== WHAT IS EXPECTED ==
Without any pictures, restate the lines from the one containing "Give me the Plotly source for this chart." to the one containing "560, 578, 604]", word for word, ends included.

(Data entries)
────────────────
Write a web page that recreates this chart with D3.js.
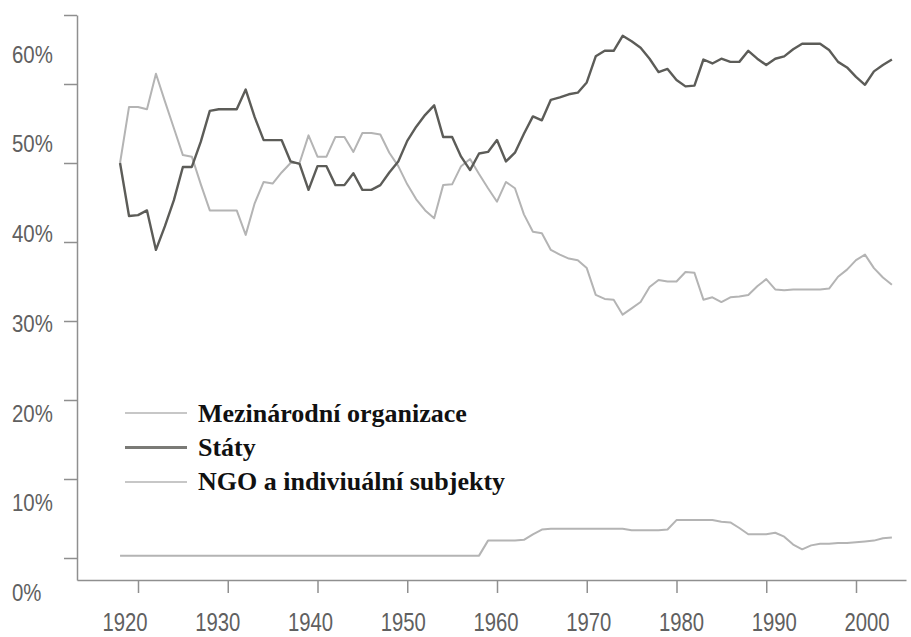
<!DOCTYPE html>
<html>
<head>
<meta charset="utf-8">
<script src="https://cdn.jsdelivr.net/npm/d3@7"></script>
<style>
  body { margin: 0; background: #fff; }
  .axis path, .axis line { stroke: #8f8f8f; stroke-width: 1.5; }
  .tick-label { font-family: "Liberation Sans", Arial, sans-serif; fill: #606060; }
  .legend-text { font-family: "Liberation Serif", "Times New Roman", serif; font-weight: bold; fill: #111; }
</style>
</head>
<body>
<div class="container"></div>
<script>
// Years (one point per year)
const years = [
  1918, 1919, 1920, 1921, 1922, 1923, 1924, 1925, 1926, 1927,
  1928, 1929, 1930, 1931, 1932, 1933, 1934, 1935, 1936, 1937,
  1938, 1939, 1940, 1941, 1942, 1943, 1944, 1945, 1946, 1947,
  1948, 1949, 1950, 1951, 1952, 1953, 1954, 1955, 1956, 1957,
  1958, 1959, 1960, 1961, 1962, 1963, 1964, 1965, 1966, 1967,
  1968, 1969, 1970, 1971, 1972, 1973, 1974, 1975, 1976, 1977,
  1978, 1979, 1980, 1981, 1982, 1983, 1984, 1985, 1986, 1987,
  1988, 1989, 1990, 1991, 1992, 1993, 1994, 1995, 1996, 1997,
  1998, 1999, 2000, 2001, 2002, 2003, 2004
];

// Mezinárodní organizace (%)
const mezinarodni = [
  50.0, 57.1, 57.1, 56.8, 61.3, 57.8, 54.4, 51.0, 50.8, 47.3,
  44.0, 44.0, 44.0, 44.0, 40.9, 44.9, 47.6, 47.4, 48.8, 50.0,
  50.0, 53.5, 50.8, 50.8, 53.3, 53.3, 51.4, 53.8, 53.8, 53.6,
  51.3, 49.6, 47.3, 45.4, 44.0, 43.0, 47.2, 47.3, 49.6, 50.5,
  48.6, 46.8, 45.1, 47.6, 46.8, 43.5, 41.3, 41.1, 39.0, 38.4,
  37.9, 37.7, 36.7, 33.3, 32.8, 32.7, 30.8, 31.6, 32.4, 34.3,
  35.2, 35.0, 35.0, 36.2, 36.1, 32.7, 33.0, 32.4, 33.0, 33.1,
  33.3, 34.4, 35.3, 34.0, 33.9, 34.0, 34.0, 34.0, 34.0, 34.1,
  35.6, 36.5, 37.7, 38.4, 36.7, 35.5, 34.6
];

// Státy (%)
const staty = [
  50.0, 43.3, 43.4, 44.0, 39.0, 42.0, 45.3, 49.5, 49.5, 52.7,
  56.6, 56.8, 56.8, 56.8, 59.3, 55.8, 52.9, 52.9, 52.9, 50.2,
  49.9, 46.6, 49.6, 49.6, 47.2, 47.2, 48.7, 46.6, 46.6, 47.2,
  48.8, 50.2, 52.8, 54.6, 56.1, 57.3, 53.3, 53.3, 50.8, 49.1,
  51.2, 51.4, 52.9, 50.2, 51.3, 53.7, 55.9, 55.4, 58.0, 58.3,
  58.7, 58.9, 60.2, 63.5, 64.2, 64.2, 66.1, 65.4, 64.6, 63.2,
  61.5, 61.9, 60.5, 59.7, 59.8, 63.1, 62.6, 63.2, 62.8, 62.8,
  64.2, 63.2, 62.4, 63.2, 63.5, 64.4, 65.1, 65.1, 65.1, 64.3,
  62.8, 62.1, 60.9, 59.9, 61.6, 62.4, 63.1
];

// NGO a indiviuální subjekty (%)
const ngo = [
  0.3, 0.3, 0.3, 0.3, 0.3, 0.3, 0.3, 0.3, 0.3, 0.3,
  0.3, 0.3, 0.3, 0.3, 0.3, 0.3, 0.3, 0.3, 0.3, 0.3,
  0.3, 0.3, 0.3, 0.3, 0.3, 0.3, 0.3, 0.3, 0.3, 0.3,
  0.3, 0.3, 0.3, 0.3, 0.3, 0.3, 0.3, 0.3, 0.3, 0.3,
  0.3, 2.2, 2.2, 2.2, 2.2, 2.3, 3.0, 3.6, 3.7, 3.7,
  3.7, 3.7, 3.7, 3.7, 3.7, 3.7, 3.7, 3.5, 3.5, 3.5,
  3.5, 3.6, 4.8, 4.8, 4.8, 4.8, 4.8, 4.6, 4.5, 3.8,
  3.0, 3.0, 3.0, 3.2, 2.7, 1.7, 1.1, 1.6, 1.8, 1.8,
  1.9, 1.9, 2.0, 2.1, 2.2, 2.5, 2.6
];

// Tick values and labels
const xTicks = [1920, 1930, 1940, 1950, 1960, 1970, 1980, 1990, 2000];
const yTicks = [0, 10, 20, 30, 40, 50, 60];
const yLabels = ['0%', '10%', '20%', '30%', '40%', '50%', '60%'];

const seriesNames = ['Mezinárodní organizace', 'Státy', 'NGO a indiviuální subjekty'];

// Sizes
const width = 911;
const height = 637;

const svg = d3.select('.container')
  .append('svg')
  .attr('width', width)
  .attr('height', height);

// Scales. Data scale, plus separate ones for the (offset) tick labels.
const xScale = d3.scaleLinear().domain([1920, 2000]).range([138, 856]);
const yScale = d3.scaleLinear().domain([0, 60]).range([558, 84]);

const xAxisScale = xScale.copy()
  .domain([xScale.invert(77), xScale.invert(906)])
  .range([77, 906]);
const yAxisScale = yScale.copy()
  .domain([yScale.invert(580), yScale.invert(15)])
  .range([580, 15]);

const xLabelScale = d3.scaleLinear().domain([1920, 2000]).range([125, 867]);
const yLabelScale = d3.scaleLinear().domain([0, 60]).range([592.5, 54]);

// y axis (ticks only, top end gets a tick too)
svg.append('g')
  .attr('class', 'axis')
  .attr('transform', 'translate(77,0)')
  .call(d3.axisLeft(yAxisScale)
    .tickValues(yTicks.concat([yAxisScale.invert(15)]))
    .tickSize(13)
    .tickSizeOuter(0)
    .tickFormat(''));

// x axis
svg.append('g')
  .attr('class', 'axis')
  .attr('transform', 'translate(0,580)')
  .call(d3.axisBottom(xAxisScale)
    .tickValues(xTicks)
    .tickSize(13)
    .tickSizeOuter(0)
    .tickFormat(''));

// y labels
svg.selectAll('.ylab')
  .data(yTicks)
  .enter()
  .append('text')
  .attr('class', 'tick-label ylab')
  .attr('transform', (d) => 'translate(12,' + (yLabelScale(d) + 8.5) + ') scale(0.85,1)')
  .style('font-size', '24px')
  .text((d, i) => yLabels[i]);

// x labels
svg.selectAll('.xlab')
  .data(xTicks)
  .enter()
  .append('text')
  .attr('class', 'tick-label xlab')
  .attr('text-anchor', 'middle')
  .attr('transform', (d) => 'translate(' + xLabelScale(d) + ',631) scale(0.78,1)')
  .style('font-size', '26px')
  .text((d) => d);

// Lines
const line = d3.line()
  .x((d, i) => xScale(years[i]))
  .y((d) => yScale(d));

const styles = [
  { color: '#b4b4b4', w: 2 },
  { color: '#5c5c58', w: 2.4 },
  { color: '#b4b4b4', w: 2 }
];

[mezinarodni, staty, ngo].forEach((s, k) => {
  svg.append('path')
    .datum(s)
    .attr('d', line)
    .attr('fill', 'none')
    .attr('stroke', styles[k].color)
    .attr('stroke-width', styles[k].w)
    .attr('stroke-linejoin', 'round');
});

// Legend
const legend = svg.append('g').attr('transform', 'translate(125,413)');

legend.selectAll('line')
  .data(seriesNames)
  .enter()
  .append('line')
  .attr('x1', 0)
  .attr('x2', 62)
  .attr('y1', (d, i) => i * 34.5)
  .attr('y2', (d, i) => i * 34.5)
  .attr('stroke', (d, i) => (i === 1 ? '#7a7a76' : styles[i].color))
  .attr('stroke-width', (d, i) => (i === 1 ? 3 : 1.6));

legend.selectAll('text')
  .data(seriesNames)
  .enter()
  .append('text')
  .attr('class', 'legend-text')
  .attr('x', 73)
  .attr('y', (d, i) => i * 34 + 9)
  .style('font-size', '26px')
  .text((d) => d);
</script>
</body>
</html>
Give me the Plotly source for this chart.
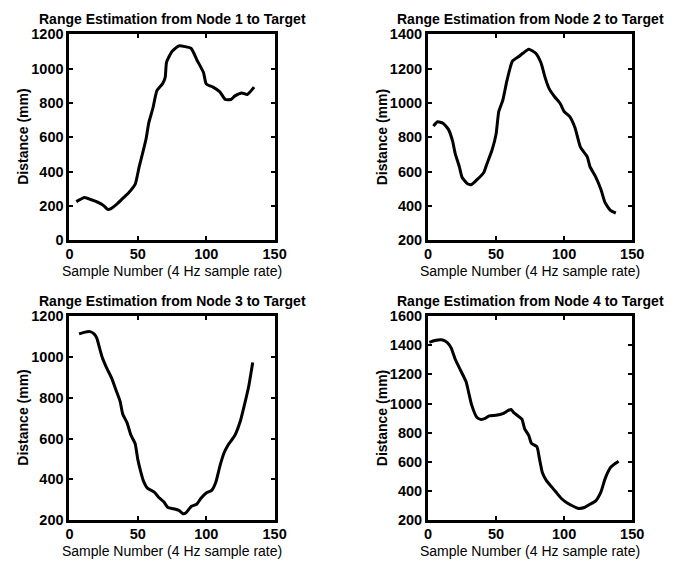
import plotly.graph_objects as go

# Range estimates (mm) from each node to the target, by sample number
node1_x = [5, 11, 16, 21, 25, 28, 30, 34, 39, 43, 48, 51, 54, 56, 58, 61, 64, 68, 70, 71, 75, 80, 89, 93, 98, 100, 105, 110, 114, 118, 121, 126, 130, 135]
node1_y = [225, 249, 236, 221, 202, 180, 183, 206, 244, 274, 325, 429, 524, 590, 684, 769, 873, 911, 949, 1038, 1100, 1132, 1117, 1053, 977, 911, 892, 864, 820, 820, 841, 858, 849, 892]

node2_x = [4, 7, 11, 15, 18, 20, 23, 25, 29, 32, 36, 41, 43, 47, 50, 52, 55, 58, 62, 67, 70, 74, 79, 83, 86, 89, 93, 97, 100, 104, 108, 112, 117, 119, 123, 127, 130, 134, 138]
node2_y = [865, 890, 882, 846, 780, 705, 629, 567, 529, 525, 553, 595, 639, 724, 818, 950, 1017, 1130, 1243, 1272, 1291, 1313, 1291, 1234, 1149, 1083, 1036, 998, 950, 922, 856, 742, 686, 629, 572, 497, 421, 374, 359]

node3_x = [7, 10, 15, 18, 20, 22, 24, 27, 31, 34, 37, 39, 42, 45, 48, 50, 52, 54, 57, 62, 65, 69, 72, 76, 80, 83, 85, 89, 93, 96, 100, 104, 107, 110, 113, 116, 121, 125, 128, 131, 134]
node3_y = [1113, 1119, 1124, 1113, 1092, 1044, 997, 949, 894, 838, 783, 719, 679, 616, 576, 497, 441, 394, 357, 338, 314, 290, 262, 256, 248, 232, 235, 267, 278, 306, 333, 346, 386, 465, 529, 568, 616, 687, 767, 854, 973]

node4_x = [1, 5, 10, 14, 17, 20, 24, 28, 30, 32, 36, 39, 42, 45, 50, 55, 59, 61, 63, 66, 69, 71, 74, 76, 80, 82, 84, 87, 91, 94, 98, 102, 105, 110, 115, 119, 123, 127, 130, 134, 136, 140]
node4_y = [1420, 1433, 1438, 1420, 1382, 1304, 1227, 1149, 1071, 993, 904, 891, 898, 916, 920, 931, 953, 960, 938, 916, 893, 827, 782, 727, 704, 616, 527, 471, 427, 393, 349, 320, 304, 282, 287, 309, 331, 393, 482, 560, 578, 604]

titles = [
    "Range Estimation from Node 1 to Target",
    "Range Estimation from Node 2 to Target",
    "Range Estimation from Node 3 to Target",
    "Range Estimation from Node 4 to Target",
]
y_ranges = [[0, 1200], [200, 1400], [200, 1200], [200, 1600]]
x_range = [0, 150]
x_label = "Sample Number (4 Hz sample rate)"
y_label = "Distance (mm)"

W, H = 694, 570
FONT = "Liberation Sans, Arial, Helvetica, sans-serif"

# panel boxes in pixels: (left, right, top, bottom)
boxes = [(67, 277, 27, 239), (434, 643, 27, 239), (67, 277, 317, 527), (434, 643, 317, 527)]
series = [(node1_x, node1_y), (node2_x, node2_y), (node3_x, node3_y), (node4_x, node4_y)]

fig = go.Figure()
annotations = []
layout = {}

for i, ((l, r, t, b), (xs, ys)) in enumerate(zip(boxes, series)):
    n = "" if i == 0 else str(i + 1)
    xa, ya = "x" + n, "y" + n
    fig.add_trace(go.Scatter(x=xs, y=ys, mode="lines", xaxis=xa, yaxis=ya,
                             line=dict(color="black", width=3, shape="spline", smoothing=0.5),
                             showlegend=False, hoverinfo="skip"))
    common = dict(showline=True, linecolor="black", linewidth=3, mirror="ticks",
                  ticks="inside", ticklen=4, tickwidth=2, tickcolor="black",
                  showgrid=False, zeroline=False,
                  tickfont=dict(family=FONT, size=14.5, color="black", weight="bold"))
    layout["xaxis" + n] = dict(domain=[l / W, r / W], range=x_range, anchor=ya,
                               tickvals=[0, 50, 100, 150], ticklabelstandoff=-2, **common)
    layout["yaxis" + n] = dict(domain=[1 - b / H, 1 - t / H], range=y_ranges[i], anchor=xa,
                               dtick=200, **common)
    cx = (l + r) / 2 / W
    annotations.append(dict(text=titles[i], x=cx, y=1 - (t - 16) / H, xref="paper", yref="paper",
                            xanchor="center", yanchor="middle", showarrow=False,
                            font=dict(family=FONT, size=14, color="black", weight="bold")))
    annotations.append(dict(text=x_label, x=cx, y=1 - (b + 32) / H, xref="paper", yref="paper",
                            xanchor="center", yanchor="middle", showarrow=False,
                            font=dict(family=FONT, size=14, color="black")))
    annotations.append(dict(text=y_label, x=(l - 47) / W, y=1 - (t + b) / 2 / H,
                            xref="paper", yref="paper", xanchor="center", yanchor="middle",
                            textangle=-90, showarrow=False,
                            font=dict(family=FONT, size=14, color="black", weight="bold")))

fig.update_layout(width=W, height=H, margin=dict(l=0, r=0, t=0, b=0),
                  paper_bgcolor="white", plot_bgcolor="white",
                  annotations=annotations, **layout)

fig.write_html("out.html")
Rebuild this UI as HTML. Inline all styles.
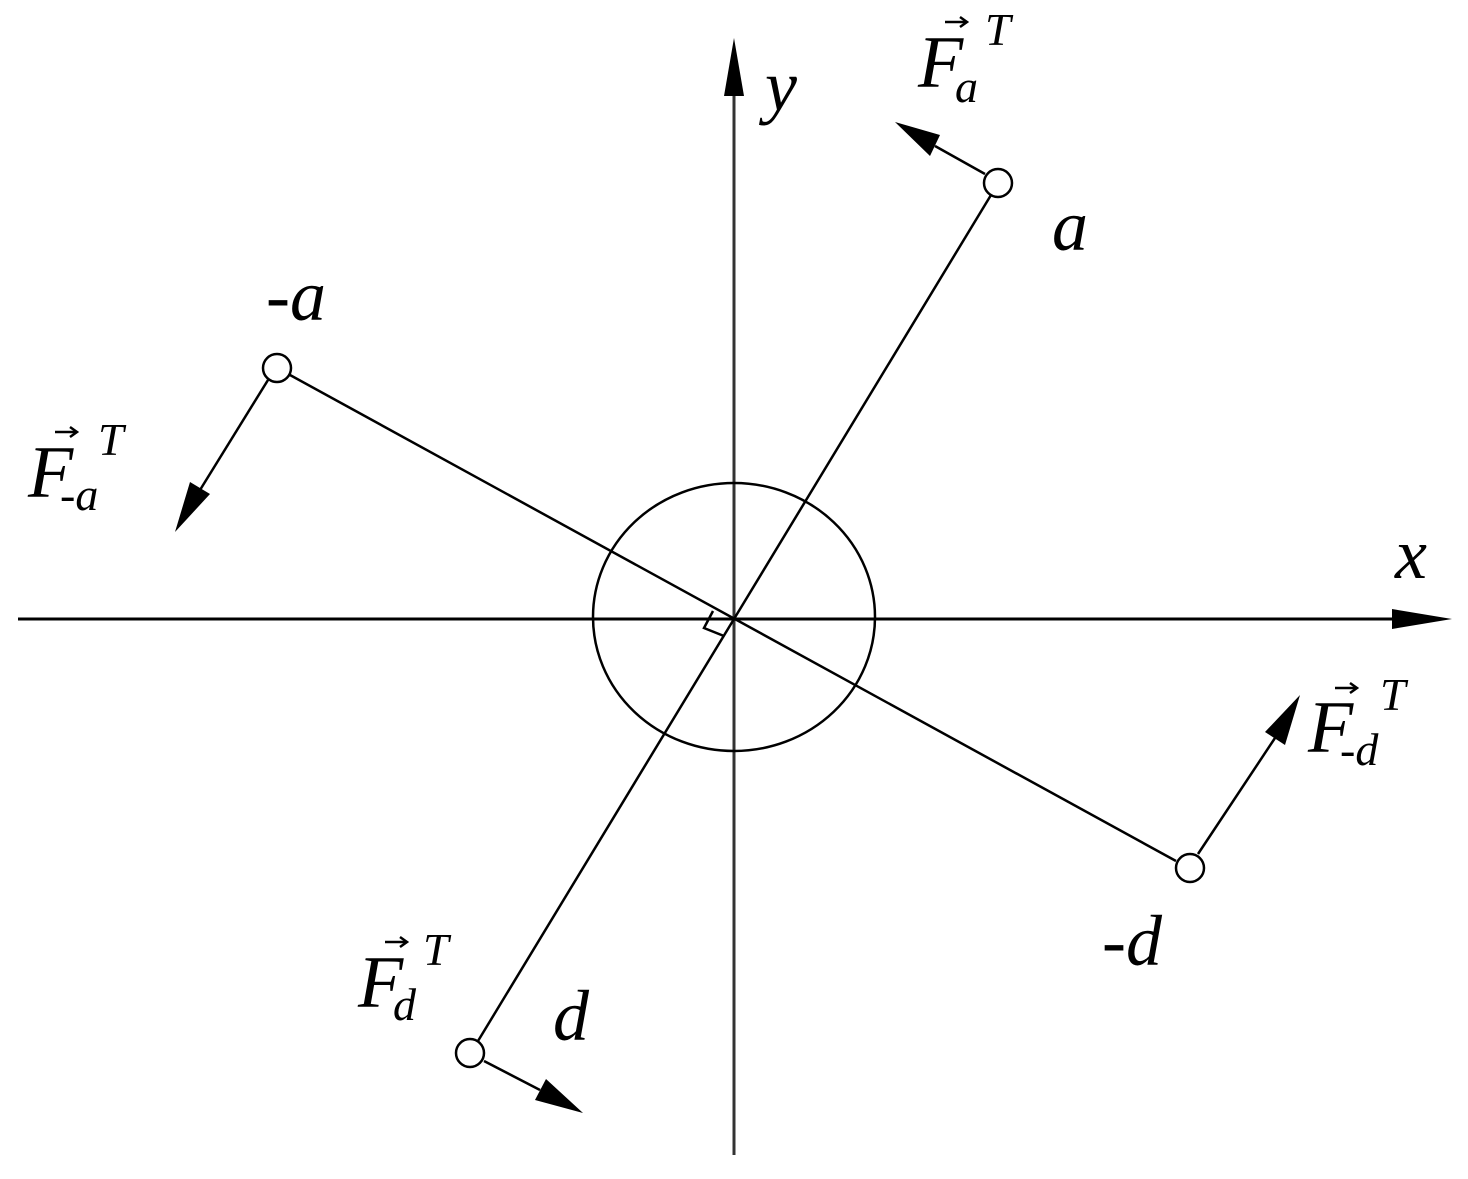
────────────────
== EXERCISE SOLUTION ==
Give me the Plotly source for this chart.
import plotly.graph_objects as go

# Range estimates (mm) from each node to the target, by sample number
node1_x = [5, 11, 16, 21, 25, 28, 30, 34, 39, 43, 48, 51, 54, 56, 58, 61, 64, 68, 70, 71, 75, 80, 89, 93, 98, 100, 105, 110, 114, 118, 121, 126, 130, 135]
node1_y = [225, 249, 236, 221, 202, 180, 183, 206, 244, 274, 325, 429, 524, 590, 684, 769, 873, 911, 949, 1038, 1100, 1132, 1117, 1053, 977, 911, 892, 864, 820, 820, 841, 858, 849, 892]

node2_x = [4, 7, 11, 15, 18, 20, 23, 25, 29, 32, 36, 41, 43, 47, 50, 52, 55, 58, 62, 67, 70, 74, 79, 83, 86, 89, 93, 97, 100, 104, 108, 112, 117, 119, 123, 127, 130, 134, 138]
node2_y = [865, 890, 882, 846, 780, 705, 629, 567, 529, 525, 553, 595, 639, 724, 818, 950, 1017, 1130, 1243, 1272, 1291, 1313, 1291, 1234, 1149, 1083, 1036, 998, 950, 922, 856, 742, 686, 629, 572, 497, 421, 374, 359]

node3_x = [7, 10, 15, 18, 20, 22, 24, 27, 31, 34, 37, 39, 42, 45, 48, 50, 52, 54, 57, 62, 65, 69, 72, 76, 80, 83, 85, 89, 93, 96, 100, 104, 107, 110, 113, 116, 121, 125, 128, 131, 134]
node3_y = [1113, 1119, 1124, 1113, 1092, 1044, 997, 949, 894, 838, 783, 719, 679, 616, 576, 497, 441, 394, 357, 338, 314, 290, 262, 256, 248, 232, 235, 267, 278, 306, 333, 346, 386, 465, 529, 568, 616, 687, 767, 854, 973]

node4_x = [1, 5, 10, 14, 17, 20, 24, 28, 30, 32, 36, 39, 42, 45, 50, 55, 59, 61, 63, 66, 69, 71, 74, 76, 80, 82, 84, 87, 91, 94, 98, 102, 105, 110, 115, 119, 123, 127, 130, 134, 136, 140]
node4_y = [1420, 1433, 1438, 1420, 1382, 1304, 1227, 1149, 1071, 993, 904, 891, 898, 916, 920, 931, 953, 960, 938, 916, 893, 827, 782, 727, 704, 616, 527, 471, 427, 393, 349, 320, 304, 282, 287, 309, 331, 393, 482, 560, 578, 604]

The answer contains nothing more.